Muskogee city councilors should require all new businesses to invest in a lock-box system to allow for quick entry into their buildings by first-responders during an emergency.
Muskogee Fire Chief Derek Tatum said the Knox-Box Rapid Entry Systems would give first-responders immediate access to buildings and could provide critical information needed in emergencies.
The system would eliminate the need for firefighters to knock down or destroy doors as they are gaining entry.
In some cases, the fire department has duplicate keys for buildings.
But the lock-box system would supply first-responders with a master key that would open all the lock-boxes in town.
When first-responders open the lock-box, they would find keys to the building and any pertinent information regarding, for instance, flammable chemicals stored inside the building.
Rapid entry would save lives and property.

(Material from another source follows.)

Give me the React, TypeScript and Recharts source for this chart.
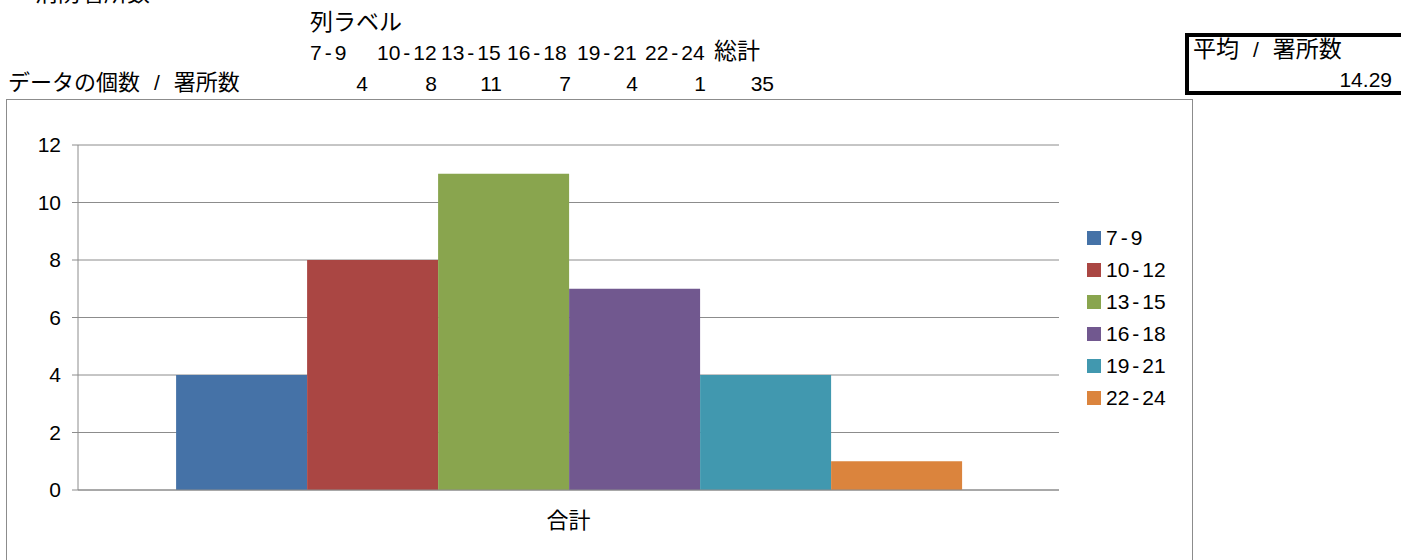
import React from 'react';
import { BarChart, Bar, XAxis, YAxis, CartesianGrid, Legend } from 'recharts';

const FONT = "'Liberation Sans', Arial, 'Noto Sans CJK JP', sans-serif";

// pivot columns and counts
const ranges = ['7-9', '10-12', '13-15', '16-18', '19-21', '22-24'];
const counts = [4, 8, 11, 7, 4, 1];
const colors = ['#4572A7', '#AA4643', '#89A54E', '#71588F', '#4198AF', '#DB843D'];
const categoryName = '合計';
const totalLabel = '総計';
const yTicks = [0, 2, 4, 6, 8, 10, 12];
const averageValue = '14.29';

const chartData = [
  ranges.reduce<Record<string, string | number>>(
    (row, r, i) => {
      row[r] = counts[i];
      return row;
    },
    { name: categoryName }
  ),
];

const total = counts.reduce((a, b) => a + b, 0);

// hyphen in the sheet font is wider than in Arial
const RangeText = ({ text }: { text: string }) => {
  const parts = text.split('-');
  if (parts.length < 2) return <>{text}</>;
  return (
    <>
      {parts[0]}
      <span style={{ margin: '0 3px' }}>-</span>
      {parts[1]}
    </>
  );
};

// "A / B" labels: the sheet font uses wide spaces round the slash
const SlashText = ({ text }: { text: string }) => {
  const [a, b] = text.split(' / ');
  return (
    <>
      {a}
      <span style={{ margin: '0 14px', fontSize: 21 }}>/</span>
      {b}
    </>
  );
};

// pivot table header positions (left of each column label, right edge of each count)
const colLeft = [310, 377, 441, 507, 577, 645, 714];
const countRight = [368, 437, 502, 571, 638, 706, 774];

const cell: React.CSSProperties = {
  position: 'absolute',
  fontSize: 21,
  lineHeight: '21px',
  whiteSpace: 'nowrap',
  color: '#000',
};

const renderLegend = (props: any) => {
  const items = [...(props.payload || [])].sort(
    (a: any, b: any) => ranges.indexOf(String(a.value)) - ranges.indexOf(String(b.value))
  );
  return (
    <div style={{ fontFamily: FONT, fontSize: 21 }}>
      {items.map((entry: any) => (
        <div
          key={entry.value}
          style={{ display: 'flex', alignItems: 'center', height: 32 }}
        >
          <span
            style={{
              display: 'inline-block',
              width: 14,
              height: 14,
              background: entry.color,
              marginRight: 5,
            }}
          />
          <span>
            <RangeText text={String(entry.value)} />
          </span>
        </div>
      ))}
    </div>
  );
};

export default function App() {
  return (
    <div
      style={{
        position: 'absolute',
        left: 0,
        top: 0,
        width: 1401,
        height: 560,
        overflow: 'hidden',
        background: '#fff',
        fontFamily: FONT,
      }}
    >
      <div style={{ ...cell, fontSize: 23, left: 35, top: -17 }}>消防署所数</div>
      <div style={{ ...cell, fontSize: 23, left: 310, top: 12 }}>列ラベル</div>
      {ranges.map((r, i) => (
        <div key={r} style={{ ...cell, left: colLeft[i], top: 42 }}>
          <RangeText text={r} />
        </div>
      ))}
      <div style={{ ...cell, fontSize: 23, left: colLeft[6], top: 41 }}>{totalLabel}</div>
      <div style={{ ...cell, fontSize: 22, left: 8, top: 72 }}>
        <SlashText text="データの個数 / 署所数" />
      </div>
      {[...counts, total].map((c, i) => (
        <div
          key={i}
          style={{ ...cell, left: countRight[i] - 60, width: 60, textAlign: 'right', top: 73 }}
        >
          {c}
        </div>
      ))}

      <div
        style={{
          position: 'absolute',
          left: 1185,
          top: 33,
          width: 240,
          height: 54,
          border: '4px solid #000',
        }}
      >
        <div style={{ ...cell, fontSize: 23, left: 4, top: 2 }}>
          <SlashText text="平均 / 署所数" />
        </div>
        <div style={{ ...cell, left: 0, width: 203, textAlign: 'right', top: 32 }}>
          {averageValue}
        </div>
      </div>

      <div
        style={{
          position: 'absolute',
          left: 6,
          top: 99,
          width: 1185,
          height: 470,
          border: '1px solid #8c8c8c',
          background: '#fff',
        }}
      >
        <BarChart
          width={1185}
          height={470}
          data={chartData}
          margin={{ top: 45, right: 133, bottom: 40, left: 0 }}
          barCategoryGap="10%"
          barGap={0}
        >
          <CartesianGrid vertical={false} stroke="#8c8c8c" />
          <XAxis
            dataKey="name"
            height={40}
            axisLine={{ stroke: '#8c8c8c' }}
            tickLine={false}
            tickSize={0}
            tickMargin={22}
            tick={{ fontSize: 22, fill: '#000', fontFamily: FONT }}
          />
          <YAxis
            width={71}
            domain={[0, 12]}
            ticks={yTicks}
            interval={0}
            axisLine={{ stroke: '#8c8c8c' }}
            tickLine={{ stroke: '#8c8c8c' }}
            tickSize={6}
            tickMargin={11}
            tick={{ fontSize: 21, fill: '#000', fontFamily: FONT }}
          />
          <Legend
            layout="vertical"
            align="center"
            verticalAlign="middle"
            content={renderLegend}
            wrapperStyle={{ left: 1080, top: 122, width: 'auto' }}
          />
          {ranges.map((r, i) => (
            <Bar key={r} dataKey={r} fill={colors[i]} isAnimationActive={false} />
          ))}
        </BarChart>
      </div>
    </div>
  );
}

Every second saved could save a life. That’s the reasoning behind quick response times from station to site.
The system also would keep damage to the doors of buildings to a minimum because firefighters could gain entry without an ax.
As with anything new, there is cost involved.
The cost to the city is minimal — less than $8,500.
That’s a no-brainer for the council to approve. The council could find that kind of money if they deemed the expense necessary.
Business owners would have to pay an application fee, the cost of installation and for the lock-box. Depending on its size, those costs could exceed $650.
Councilors were correct in delaying a decision until July 2 because of the potential expense to owners with existing buildings.
The council always should consider carefully any decision that adds expense to the cost of doing business.
However, new structures should be required to have the lock-box installed during construction.
Owners of existing buildings should be given the option of installing the lock-box.
Any ordinance can’t be an all-or-nothing deal.
The city is better off if any existing buildings are retro-fitted with the system.
Let’s face it, firefighters are going to do their jobs. They are going to gain entry with or without a key.
Owners might as well make it easier in the event of an emergency.